_GIVEN DATA_
____________

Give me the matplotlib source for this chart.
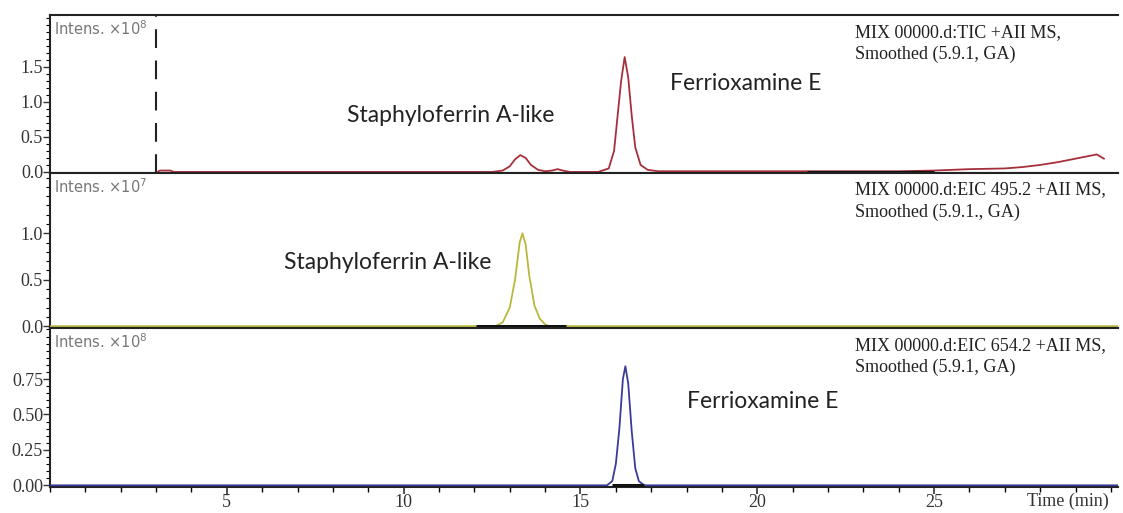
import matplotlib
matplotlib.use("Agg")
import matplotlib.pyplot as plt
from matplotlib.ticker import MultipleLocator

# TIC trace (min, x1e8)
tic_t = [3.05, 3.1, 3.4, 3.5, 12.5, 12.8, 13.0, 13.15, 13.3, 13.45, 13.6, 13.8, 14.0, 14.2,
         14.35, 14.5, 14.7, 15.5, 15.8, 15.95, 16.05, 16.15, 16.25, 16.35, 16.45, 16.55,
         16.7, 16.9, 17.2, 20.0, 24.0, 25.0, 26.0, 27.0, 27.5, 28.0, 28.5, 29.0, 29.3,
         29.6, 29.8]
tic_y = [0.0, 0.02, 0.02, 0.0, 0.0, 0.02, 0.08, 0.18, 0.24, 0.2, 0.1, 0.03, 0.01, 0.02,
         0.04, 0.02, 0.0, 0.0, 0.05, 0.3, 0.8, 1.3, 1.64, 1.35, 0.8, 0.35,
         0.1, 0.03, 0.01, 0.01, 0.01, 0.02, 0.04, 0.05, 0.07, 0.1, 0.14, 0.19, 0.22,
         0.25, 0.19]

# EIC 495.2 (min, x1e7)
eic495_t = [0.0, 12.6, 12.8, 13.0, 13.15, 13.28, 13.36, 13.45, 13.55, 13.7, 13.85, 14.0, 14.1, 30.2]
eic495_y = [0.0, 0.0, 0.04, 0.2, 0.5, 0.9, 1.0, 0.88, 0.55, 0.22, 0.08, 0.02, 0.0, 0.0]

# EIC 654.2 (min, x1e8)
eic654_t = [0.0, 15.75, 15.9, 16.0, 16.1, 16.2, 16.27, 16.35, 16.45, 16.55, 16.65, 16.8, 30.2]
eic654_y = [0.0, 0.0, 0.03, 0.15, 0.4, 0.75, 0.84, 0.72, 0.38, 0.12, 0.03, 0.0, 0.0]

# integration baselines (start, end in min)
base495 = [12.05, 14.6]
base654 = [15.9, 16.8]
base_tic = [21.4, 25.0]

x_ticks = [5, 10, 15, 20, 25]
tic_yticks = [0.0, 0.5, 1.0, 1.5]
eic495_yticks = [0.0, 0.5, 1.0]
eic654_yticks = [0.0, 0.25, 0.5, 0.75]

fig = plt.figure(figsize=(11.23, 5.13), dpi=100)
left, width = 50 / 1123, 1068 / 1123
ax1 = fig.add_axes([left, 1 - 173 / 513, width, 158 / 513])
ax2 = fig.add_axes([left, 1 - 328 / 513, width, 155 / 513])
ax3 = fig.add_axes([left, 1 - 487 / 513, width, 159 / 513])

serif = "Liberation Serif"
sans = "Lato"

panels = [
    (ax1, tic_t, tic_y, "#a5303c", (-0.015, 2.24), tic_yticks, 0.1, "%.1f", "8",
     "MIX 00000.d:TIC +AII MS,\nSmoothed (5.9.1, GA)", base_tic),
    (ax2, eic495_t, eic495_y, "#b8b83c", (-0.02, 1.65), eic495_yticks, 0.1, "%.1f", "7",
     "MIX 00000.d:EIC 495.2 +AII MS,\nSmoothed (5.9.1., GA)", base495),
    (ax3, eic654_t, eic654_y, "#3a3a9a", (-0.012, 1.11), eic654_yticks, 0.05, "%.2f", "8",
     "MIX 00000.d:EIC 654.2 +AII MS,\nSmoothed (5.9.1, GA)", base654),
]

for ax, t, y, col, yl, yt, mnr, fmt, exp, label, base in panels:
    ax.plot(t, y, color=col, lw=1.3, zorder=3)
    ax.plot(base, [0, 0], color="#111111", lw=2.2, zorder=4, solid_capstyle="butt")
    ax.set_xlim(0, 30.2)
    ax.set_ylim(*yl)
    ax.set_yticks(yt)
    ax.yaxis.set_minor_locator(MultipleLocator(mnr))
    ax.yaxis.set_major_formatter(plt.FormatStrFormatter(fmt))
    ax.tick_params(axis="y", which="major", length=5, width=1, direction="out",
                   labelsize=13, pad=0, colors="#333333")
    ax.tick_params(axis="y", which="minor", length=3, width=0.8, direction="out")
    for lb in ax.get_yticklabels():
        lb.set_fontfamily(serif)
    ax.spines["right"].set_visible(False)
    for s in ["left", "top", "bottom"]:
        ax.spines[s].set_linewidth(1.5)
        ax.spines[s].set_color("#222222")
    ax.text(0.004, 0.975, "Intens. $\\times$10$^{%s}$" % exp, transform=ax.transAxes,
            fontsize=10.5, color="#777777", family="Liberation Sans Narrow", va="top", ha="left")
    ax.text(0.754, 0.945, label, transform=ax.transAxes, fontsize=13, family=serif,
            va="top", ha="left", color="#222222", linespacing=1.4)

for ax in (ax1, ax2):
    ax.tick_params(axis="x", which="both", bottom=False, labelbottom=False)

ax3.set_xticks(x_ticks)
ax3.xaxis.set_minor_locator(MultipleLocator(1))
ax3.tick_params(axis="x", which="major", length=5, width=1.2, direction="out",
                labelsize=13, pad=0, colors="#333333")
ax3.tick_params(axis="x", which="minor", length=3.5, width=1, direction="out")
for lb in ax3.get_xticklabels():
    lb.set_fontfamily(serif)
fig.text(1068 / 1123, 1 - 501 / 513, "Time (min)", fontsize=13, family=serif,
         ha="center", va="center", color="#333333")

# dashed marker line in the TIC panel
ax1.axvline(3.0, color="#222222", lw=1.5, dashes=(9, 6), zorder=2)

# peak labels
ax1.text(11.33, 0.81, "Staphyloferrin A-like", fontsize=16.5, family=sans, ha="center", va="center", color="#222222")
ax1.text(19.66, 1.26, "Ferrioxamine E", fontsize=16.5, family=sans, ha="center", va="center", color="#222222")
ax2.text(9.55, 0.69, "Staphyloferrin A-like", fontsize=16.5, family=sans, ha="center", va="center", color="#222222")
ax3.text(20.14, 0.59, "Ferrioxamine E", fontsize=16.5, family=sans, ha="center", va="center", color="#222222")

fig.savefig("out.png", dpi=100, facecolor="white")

____________

_WORK TO BE COMPLETED_
Retype the data above exactly; pictures are not part of the copy.

_TASK SOLUTION_
Give me the matplotlib source for this chart.
import matplotlib
matplotlib.use("Agg")
import matplotlib.pyplot as plt
from matplotlib.ticker import MultipleLocator

# TIC trace (min, x1e8)
tic_t = [3.05, 3.1, 3.4, 3.5, 12.5, 12.8, 13.0, 13.15, 13.3, 13.45, 13.6, 13.8, 14.0, 14.2,
         14.35, 14.5, 14.7, 15.5, 15.8, 15.95, 16.05, 16.15, 16.25, 16.35, 16.45, 16.55,
         16.7, 16.9, 17.2, 20.0, 24.0, 25.0, 26.0, 27.0, 27.5, 28.0, 28.5, 29.0, 29.3,
         29.6, 29.8]
tic_y = [0.0, 0.02, 0.02, 0.0, 0.0, 0.02, 0.08, 0.18, 0.24, 0.2, 0.1, 0.03, 0.01, 0.02,
         0.04, 0.02, 0.0, 0.0, 0.05, 0.3, 0.8, 1.3, 1.64, 1.35, 0.8, 0.35,
         0.1, 0.03, 0.01, 0.01, 0.01, 0.02, 0.04, 0.05, 0.07, 0.1, 0.14, 0.19, 0.22,
         0.25, 0.19]

# EIC 495.2 (min, x1e7)
eic495_t = [0.0, 12.6, 12.8, 13.0, 13.15, 13.28, 13.36, 13.45, 13.55, 13.7, 13.85, 14.0, 14.1, 30.2]
eic495_y = [0.0, 0.0, 0.04, 0.2, 0.5, 0.9, 1.0, 0.88, 0.55, 0.22, 0.08, 0.02, 0.0, 0.0]

# EIC 654.2 (min, x1e8)
eic654_t = [0.0, 15.75, 15.9, 16.0, 16.1, 16.2, 16.27, 16.35, 16.45, 16.55, 16.65, 16.8, 30.2]
eic654_y = [0.0, 0.0, 0.03, 0.15, 0.4, 0.75, 0.84, 0.72, 0.38, 0.12, 0.03, 0.0, 0.0]

# integration baselines (start, end in min)
base495 = [12.05, 14.6]
base654 = [15.9, 16.8]
base_tic = [21.4, 25.0]

x_ticks = [5, 10, 15, 20, 25]
tic_yticks = [0.0, 0.5, 1.0, 1.5]
eic495_yticks = [0.0, 0.5, 1.0]
eic654_yticks = [0.0, 0.25, 0.5, 0.75]

fig = plt.figure(figsize=(11.23, 5.13), dpi=100)
left, width = 50 / 1123, 1068 / 1123
ax1 = fig.add_axes([left, 1 - 173 / 513, width, 158 / 513])
ax2 = fig.add_axes([left, 1 - 328 / 513, width, 155 / 513])
ax3 = fig.add_axes([left, 1 - 487 / 513, width, 159 / 513])

serif = "Liberation Serif"
sans = "Lato"

panels = [
    (ax1, tic_t, tic_y, "#a5303c", (-0.015, 2.24), tic_yticks, 0.1, "%.1f", "8",
     "MIX 00000.d:TIC +AII MS,\nSmoothed (5.9.1, GA)", base_tic),
    (ax2, eic495_t, eic495_y, "#b8b83c", (-0.02, 1.65), eic495_yticks, 0.1, "%.1f", "7",
     "MIX 00000.d:EIC 495.2 +AII MS,\nSmoothed (5.9.1., GA)", base495),
    (ax3, eic654_t, eic654_y, "#3a3a9a", (-0.012, 1.11), eic654_yticks, 0.05, "%.2f", "8",
     "MIX 00000.d:EIC 654.2 +AII MS,\nSmoothed (5.9.1, GA)", base654),
]

for ax, t, y, col, yl, yt, mnr, fmt, exp, label, base in panels:
    ax.plot(t, y, color=col, lw=1.3, zorder=3)
    ax.plot(base, [0, 0], color="#111111", lw=2.2, zorder=4, solid_capstyle="butt")
    ax.set_xlim(0, 30.2)
    ax.set_ylim(*yl)
    ax.set_yticks(yt)
    ax.yaxis.set_minor_locator(MultipleLocator(mnr))
    ax.yaxis.set_major_formatter(plt.FormatStrFormatter(fmt))
    ax.tick_params(axis="y", which="major", length=5, width=1, direction="out",
                   labelsize=13, pad=0, colors="#333333")
    ax.tick_params(axis="y", which="minor", length=3, width=0.8, direction="out")
    for lb in ax.get_yticklabels():
        lb.set_fontfamily(serif)
    ax.spines["right"].set_visible(False)
    for s in ["left", "top", "bottom"]:
        ax.spines[s].set_linewidth(1.5)
        ax.spines[s].set_color("#222222")
    ax.text(0.004, 0.975, "Intens. $\\times$10$^{%s}$" % exp, transform=ax.transAxes,
            fontsize=10.5, color="#777777", family="Liberation Sans Narrow", va="top", ha="left")
    ax.text(0.754, 0.945, label, transform=ax.transAxes, fontsize=13, family=serif,
            va="top", ha="left", color="#222222", linespacing=1.4)

for ax in (ax1, ax2):
    ax.tick_params(axis="x", which="both", bottom=False, labelbottom=False)

ax3.set_xticks(x_ticks)
ax3.xaxis.set_minor_locator(MultipleLocator(1))
ax3.tick_params(axis="x", which="major", length=5, width=1.2, direction="out",
                labelsize=13, pad=0, colors="#333333")
ax3.tick_params(axis="x", which="minor", length=3.5, width=1, direction="out")
for lb in ax3.get_xticklabels():
    lb.set_fontfamily(serif)
fig.text(1068 / 1123, 1 - 501 / 513, "Time (min)", fontsize=13, family=serif,
         ha="center", va="center", color="#333333")

# dashed marker line in the TIC panel
ax1.axvline(3.0, color="#222222", lw=1.5, dashes=(9, 6), zorder=2)

# peak labels
ax1.text(11.33, 0.81, "Staphyloferrin A-like", fontsize=16.5, family=sans, ha="center", va="center", color="#222222")
ax1.text(19.66, 1.26, "Ferrioxamine E", fontsize=16.5, family=sans, ha="center", va="center", color="#222222")
ax2.text(9.55, 0.69, "Staphyloferrin A-like", fontsize=16.5, family=sans, ha="center", va="center", color="#222222")
ax3.text(20.14, 0.59, "Ferrioxamine E", fontsize=16.5, family=sans, ha="center", va="center", color="#222222")

fig.savefig("out.png", dpi=100, facecolor="white")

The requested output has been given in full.